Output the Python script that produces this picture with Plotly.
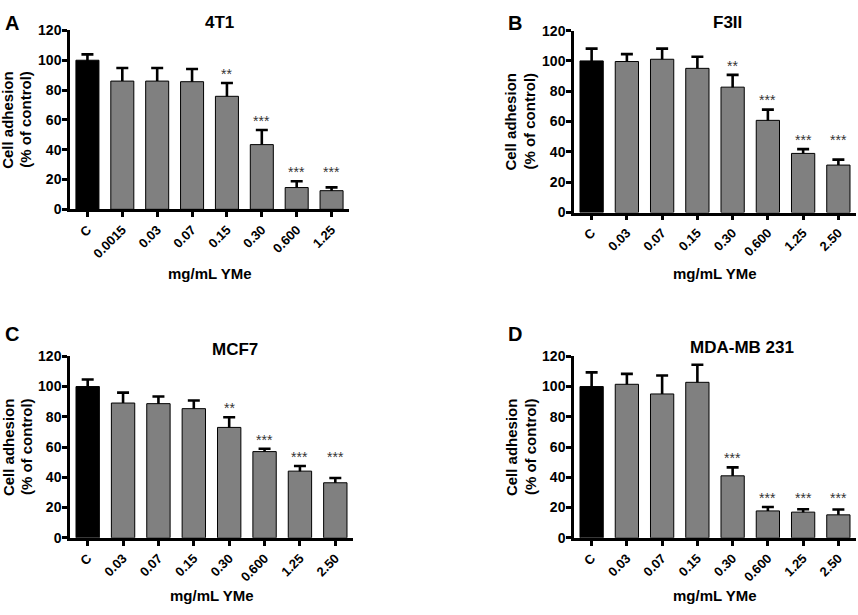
import plotly.graph_objects as go

# dose labels (mg/mL YMe)
doses_a = ["C", "0.0015", "0.03", "0.07", "0.15", "0.30", "0.600", "1.25"]
doses_bcd = ["C", "0.03", "0.07", "0.15", "0.30", "0.600", "1.25", "2.50"]

# cell adhesion, % of control (mean and upper SEM)
mean_4t1 = [100, 86.0, 86.0, 85.6, 75.8, 43.4, 14.6, 12.5]
sem_4t1 = [3.9, 8.8, 8.8, 8.5, 8.9, 9.8, 4.2, 2.2]
stars_4t1 = ["", "", "", "", "**", "***", "***", "***"]

mean_f3ii = [100, 99.6, 101.1, 95.1, 82.7, 60.8, 39.0, 31.3]
sem_f3ii = [8.1, 4.9, 7.0, 7.7, 8.1, 7.1, 2.8, 3.6]
stars_f3ii = ["", "", "", "", "**", "***", "***", "***"]

mean_mcf7 = [100, 89.1, 88.7, 85.4, 73.0, 57.0, 44.1, 36.4]
sem_mcf7 = [4.7, 6.9, 4.7, 5.4, 6.7, 1.9, 3.4, 3.2]
stars_mcf7 = ["", "", "", "", "**", "***", "***", "***"]

mean_mda = [100, 101.5, 95.1, 102.8, 41.0, 17.8, 17.0, 15.2]
sem_mda = [9.4, 6.9, 12.2, 11.6, 5.6, 2.6, 1.9, 3.5]
stars_mda = ["", "", "", "", "***", "***", "***", "***"]

W, H = 858, 615
FONT = "Arial, Liberation Sans, sans-serif"

# panel: letter, title, data, pixel box (left, right, top, bottom), title pos, letter pos, y-title x, x-title y
panels = [
    ("A", "4T1", doses_a, mean_4t1, sem_4t1, stars_4t1,
     (70, 349, 23, 206.7), (220, 15), (12, 15), (8, 26), 273),
    ("B", "F3II", doses_bcd, mean_f3ii, sem_f3ii, stars_f3ii,
     (574, 856, 23.2, 210), (727, 15), (515, 15), (511, 530), 273),
    ("C", "MCF7", doses_bcd, mean_mcf7, sem_mcf7, stars_mcf7,
     (70, 353, 357.6, 544), (235, 351), (12, 335), (8, 26), 603),
    ("D", "MDA-MB 231", doses_bcd, mean_mda, sem_mda, stars_mda,
     (574, 856, 357.6, 544), (742, 349), (515, 335), (511, 530), 603),
]


def px(x):
    return x / W


def py(y):
    return 1 - y / H


def bold(size, color="black"):
    return dict(family=FONT, size=size, color=color, weight="bold")


fig = go.Figure()
annotations = []
layout = {}

for i, (letter, title, doses, means, sems, stars, box, tpos, lpos, ytx, xty) in enumerate(panels):
    n = "" if i == 0 else str(i + 1)
    xa, ya = "x" + n, "y" + n
    colors = ["black"] + ["#808080"] * (len(doses) - 1)

    # error bars first, so the lower half is hidden behind the bars
    fig.add_trace(go.Bar(
        x=doses, y=means, xaxis=xa, yaxis=ya, width=0.66,
        marker=dict(color="rgba(0,0,0,0)", line=dict(width=0)),
        error_y=dict(type="data", array=sems, symmetric=True,
                     color="black", thickness=2.6, width=6),
        showlegend=False, hoverinfo="skip",
    ))
    fig.add_trace(go.Bar(
        x=doses, y=means, xaxis=xa, yaxis=ya, width=0.66,
        marker=dict(color=colors, line=dict(color="black", width=1)),
        showlegend=False,
    ))

    left, right, top, bottom = box
    axis_common = dict(showline=True, linewidth=2.5, linecolor="black",
                       ticks="outside", ticklen=5, tickwidth=2.5, tickcolor="black",
                       showgrid=False, zeroline=False)
    layout["xaxis" + n] = dict(axis_common, domain=[px(left), px(right)], anchor=ya,
                               type="category", range=[-0.5, len(doses) - 0.5],
                               tickangle=-45, tickfont=bold(13))
    layout["yaxis" + n] = dict(axis_common, domain=[py(bottom), py(top)], anchor=xa,
                               range=[0, 120], tickvals=[0, 20, 40, 60, 80, 100, 120],
                               tickfont=bold(14), ticklabelstandoff=-2)

    # significance stars above the error bars
    tops = [m + s for m, s in zip(means, sems)]
    for j, s in enumerate(stars):
        if not s:
            continue
        grp = [tops[k] for k in range(len(stars)) if stars[k] and abs(tops[k] - tops[j]) < 10]
        annotations.append(dict(x=j, y=max(grp) + 6, xref=xa, yref=ya,
                                text=s, showarrow=False, yanchor="middle",
                                font=dict(family=FONT, size=14, color="#333333")))

    annotations += [
        dict(x=px(tpos[0]), y=py(tpos[1]), xref="paper", yref="paper",
             text=title, showarrow=False, xanchor="center", yanchor="middle",
             font=bold(17)),
        dict(x=px(lpos[0]), y=py(lpos[1]), xref="paper", yref="paper",
             text=letter, showarrow=False, xanchor="center", yanchor="middle",
             font=bold(20)),
        dict(x=px((left + right) / 2), y=py(xty), xref="paper", yref="paper",
             text="mg/mL YMe", showarrow=False, xanchor="center", yanchor="middle",
             font=bold(15)),
    ]
    for line, lx in zip(["Cell adhesion", "(% of control)"], ytx):
        annotations.append(dict(x=px(lx), y=py((top + bottom) / 2), xref="paper", yref="paper",
                                text=line, textangle=-90, showarrow=False,
                                xanchor="center", yanchor="middle", font=bold(15)))

fig.update_layout(
    width=W, height=H,
    margin=dict(l=0, r=0, t=0, b=0),
    paper_bgcolor="white", plot_bgcolor="white",
    barmode="overlay",
    annotations=annotations,
    **layout,
)

# drop the browser's default body margin so the figure sits at the page corner
fig.write_html("out.html", config={"displayModeBar": False},
               post_script="document.body.style.margin = '0px';")
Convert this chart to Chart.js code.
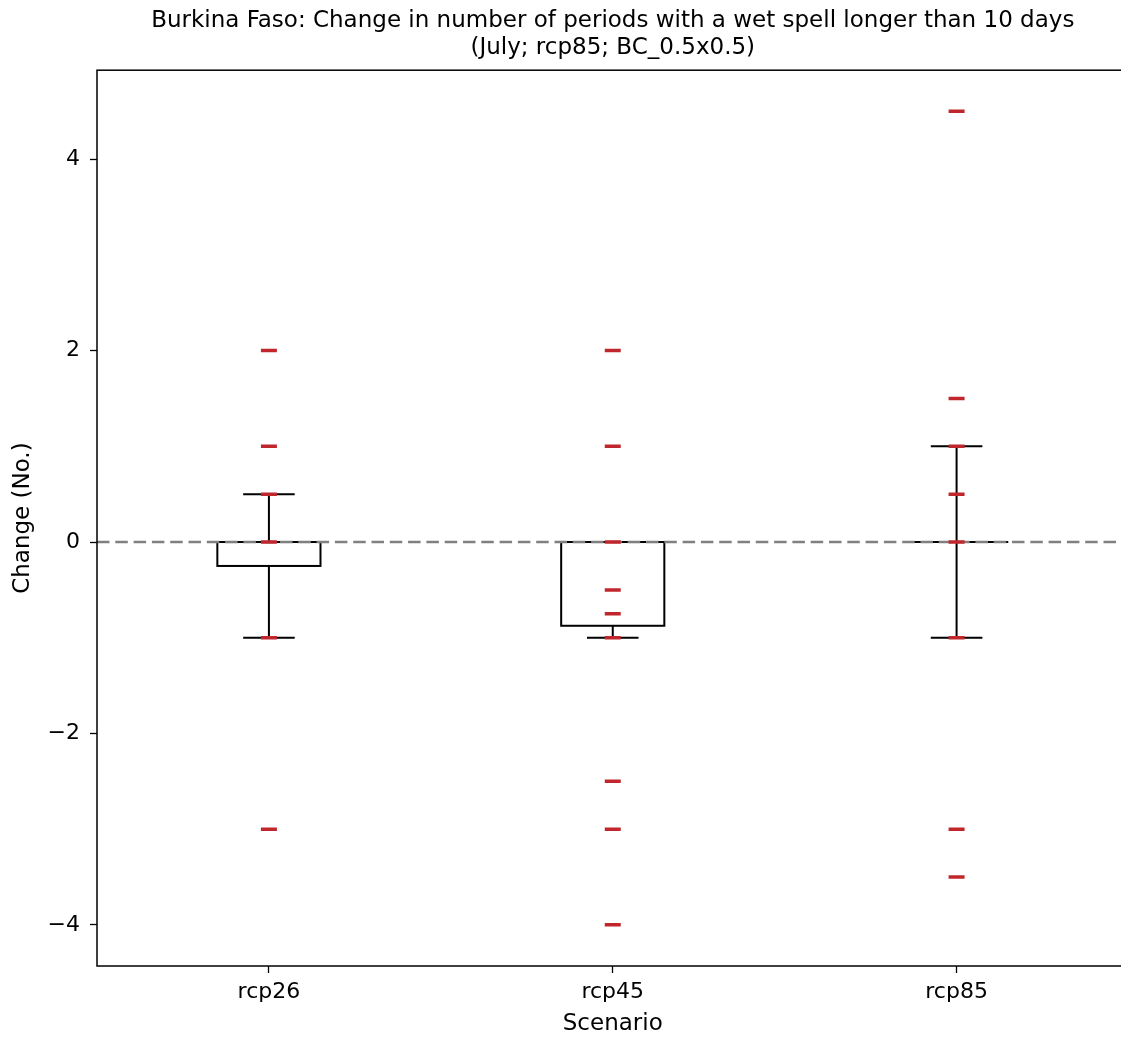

# GOAL
Return each line exactly as written. Any picture gets left out.

# ANSWER TO THE PROBLEM
Output the Python script that produces this picture with Plotly.
import plotly.graph_objects as go

# dose labels (mg/mL YMe)
doses_a = ["C", "0.0015", "0.03", "0.07", "0.15", "0.30", "0.600", "1.25"]
doses_bcd = ["C", "0.03", "0.07", "0.15", "0.30", "0.600", "1.25", "2.50"]

# cell adhesion, % of control (mean and upper SEM)
mean_4t1 = [100, 86.0, 86.0, 85.6, 75.8, 43.4, 14.6, 12.5]
sem_4t1 = [3.9, 8.8, 8.8, 8.5, 8.9, 9.8, 4.2, 2.2]
stars_4t1 = ["", "", "", "", "**", "***", "***", "***"]

mean_f3ii = [100, 99.6, 101.1, 95.1, 82.7, 60.8, 39.0, 31.3]
sem_f3ii = [8.1, 4.9, 7.0, 7.7, 8.1, 7.1, 2.8, 3.6]
stars_f3ii = ["", "", "", "", "**", "***", "***", "***"]

mean_mcf7 = [100, 89.1, 88.7, 85.4, 73.0, 57.0, 44.1, 36.4]
sem_mcf7 = [4.7, 6.9, 4.7, 5.4, 6.7, 1.9, 3.4, 3.2]
stars_mcf7 = ["", "", "", "", "**", "***", "***", "***"]

mean_mda = [100, 101.5, 95.1, 102.8, 41.0, 17.8, 17.0, 15.2]
sem_mda = [9.4, 6.9, 12.2, 11.6, 5.6, 2.6, 1.9, 3.5]
stars_mda = ["", "", "", "", "***", "***", "***", "***"]

W, H = 858, 615
FONT = "Arial, Liberation Sans, sans-serif"

# panel: letter, title, data, pixel box (left, right, top, bottom), title pos, letter pos, y-title x, x-title y
panels = [
    ("A", "4T1", doses_a, mean_4t1, sem_4t1, stars_4t1,
     (70, 349, 23, 206.7), (220, 15), (12, 15), (8, 26), 273),
    ("B", "F3II", doses_bcd, mean_f3ii, sem_f3ii, stars_f3ii,
     (574, 856, 23.2, 210), (727, 15), (515, 15), (511, 530), 273),
    ("C", "MCF7", doses_bcd, mean_mcf7, sem_mcf7, stars_mcf7,
     (70, 353, 357.6, 544), (235, 351), (12, 335), (8, 26), 603),
    ("D", "MDA-MB 231", doses_bcd, mean_mda, sem_mda, stars_mda,
     (574, 856, 357.6, 544), (742, 349), (515, 335), (511, 530), 603),
]


def px(x):
    return x / W


def py(y):
    return 1 - y / H


def bold(size, color="black"):
    return dict(family=FONT, size=size, color=color, weight="bold")


fig = go.Figure()
annotations = []
layout = {}

for i, (letter, title, doses, means, sems, stars, box, tpos, lpos, ytx, xty) in enumerate(panels):
    n = "" if i == 0 else str(i + 1)
    xa, ya = "x" + n, "y" + n
    colors = ["black"] + ["#808080"] * (len(doses) - 1)

    # error bars first, so the lower half is hidden behind the bars
    fig.add_trace(go.Bar(
        x=doses, y=means, xaxis=xa, yaxis=ya, width=0.66,
        marker=dict(color="rgba(0,0,0,0)", line=dict(width=0)),
        error_y=dict(type="data", array=sems, symmetric=True,
                     color="black", thickness=2.6, width=6),
        showlegend=False, hoverinfo="skip",
    ))
    fig.add_trace(go.Bar(
        x=doses, y=means, xaxis=xa, yaxis=ya, width=0.66,
        marker=dict(color=colors, line=dict(color="black", width=1)),
        showlegend=False,
    ))

    left, right, top, bottom = box
    axis_common = dict(showline=True, linewidth=2.5, linecolor="black",
                       ticks="outside", ticklen=5, tickwidth=2.5, tickcolor="black",
                       showgrid=False, zeroline=False)
    layout["xaxis" + n] = dict(axis_common, domain=[px(left), px(right)], anchor=ya,
                               type="category", range=[-0.5, len(doses) - 0.5],
                               tickangle=-45, tickfont=bold(13))
    layout["yaxis" + n] = dict(axis_common, domain=[py(bottom), py(top)], anchor=xa,
                               range=[0, 120], tickvals=[0, 20, 40, 60, 80, 100, 120],
                               tickfont=bold(14), ticklabelstandoff=-2)

    # significance stars above the error bars
    tops = [m + s for m, s in zip(means, sems)]
    for j, s in enumerate(stars):
        if not s:
            continue
        grp = [tops[k] for k in range(len(stars)) if stars[k] and abs(tops[k] - tops[j]) < 10]
        annotations.append(dict(x=j, y=max(grp) + 6, xref=xa, yref=ya,
                                text=s, showarrow=False, yanchor="middle",
                                font=dict(family=FONT, size=14, color="#333333")))

    annotations += [
        dict(x=px(tpos[0]), y=py(tpos[1]), xref="paper", yref="paper",
             text=title, showarrow=False, xanchor="center", yanchor="middle",
             font=bold(17)),
        dict(x=px(lpos[0]), y=py(lpos[1]), xref="paper", yref="paper",
             text=letter, showarrow=False, xanchor="center", yanchor="middle",
             font=bold(20)),
        dict(x=px((left + right) / 2), y=py(xty), xref="paper", yref="paper",
             text="mg/mL YMe", showarrow=False, xanchor="center", yanchor="middle",
             font=bold(15)),
    ]
    for line, lx in zip(["Cell adhesion", "(% of control)"], ytx):
        annotations.append(dict(x=px(lx), y=py((top + bottom) / 2), xref="paper", yref="paper",
                                text=line, textangle=-90, showarrow=False,
                                xanchor="center", yanchor="middle", font=bold(15)))

fig.update_layout(
    width=W, height=H,
    margin=dict(l=0, r=0, t=0, b=0),
    paper_bgcolor="white", plot_bgcolor="white",
    barmode="overlay",
    annotations=annotations,
    **layout,
)

# drop the browser's default body margin so the figure sits at the page corner
fig.write_html("out.html", config={"displayModeBar": False},
               post_script="document.body.style.margin = '0px';")
Convert this chart to Chart.js code.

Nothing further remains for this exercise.